There is growing hope in some quarters that economic recovery is at last under way in the USA. Is this just an election-inspired pick-up in sentiment, now rapidly vanishing, or do we take it more seriously; and if it really is recovery, what are the inflationary consequences?
Some observers point to house prices, which show signs of having turned the corner. The latest Case-Shiller data shows that house prices rose 8.5% between April and August; and single-family housing starts are up by 43% compared with last year. Rental yields, which have stimulated residential investment, are attractive compared with other alternatives, and average house prices down 30% from 2006 highs are a further incentive for buyers. And this is the key: housing is attractive as an asset on the basis that financial alternatives, bonds and equities, are demonstrably more expensive. Residential property is simply better than other alternatives.
Financial alternatives, such as government bonds and equities, have performed well over the last three years on the back of cheap money, which has flooded the markets courtesy of Mr Bernanke. Lucky investors are bound to question how much further these markets can run, now that we face the fiscal cliff and other uncertainties: hence why it might make sense to move money from Wall Street to Main Street. As well as residential property, high levels of personal and private sector debt suggest there will be other distressed assets available. Could this even extend to a pick-up in mergers and acquisitions?
What we are considering is essentially a money-flow question: how, why and when money parked in non-productive financial assets will migrate into the economy. This is already happening through unfunded government expenditure, which is distributed through the welfare system. However, the private sector is also under increasing pressure to do something, reflected in the fall in excess reserves held at the Fed by some $200bn over the last year. When this figure fails to increase in line with QE3's monthly injection, raw money is simply piling up on Wall Street, adding to pressure for it to be deployed into the real economy. And money going into the economy, to the extent it is not neutralised by the deflator, is simply recorded as growth in GDP.
Therefore, we will see statistical economic growth. This does not mean that we are about to see economic progress, which is an entirely different thing. Instead, we have a recipe for stagflation, loosely defined as a pick-up in prices without an accompanying increase in economic activity. This happened memorably in the 1970s, leading to a serious inflation problem by the end of that decade.

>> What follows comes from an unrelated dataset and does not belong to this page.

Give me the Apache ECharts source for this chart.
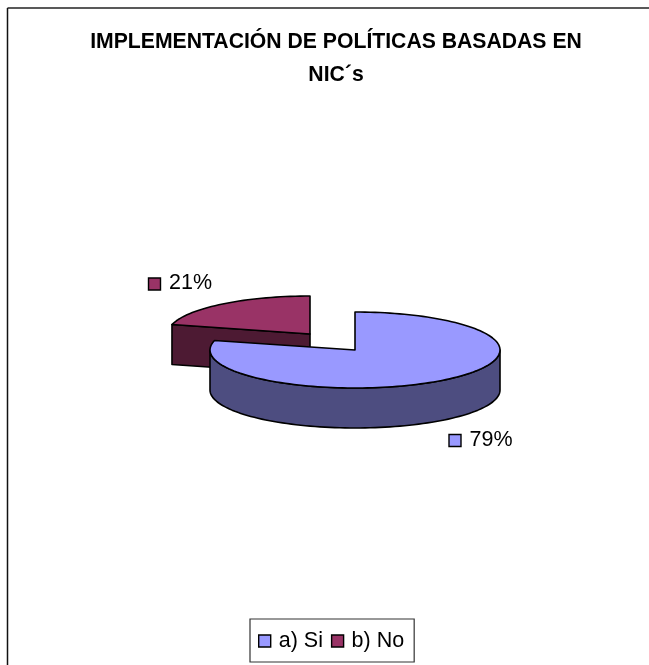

This time, there is a far larger overhang of cash circulating unproductively in Wall Street, ready to be spooked by a future trend of rising interest rates, which is inevitable from a zero base. The resulting stagflation will only be the precursor of higher inflation, and possibly even hyperinflation if not somehow nipped in the bud. Therefore, the inflationary consequences of what is mistakenly touted as signs of economic growth will probably be more serious than commonly thought, with the potential to be upon us more rapidly than anyone currently believes possible.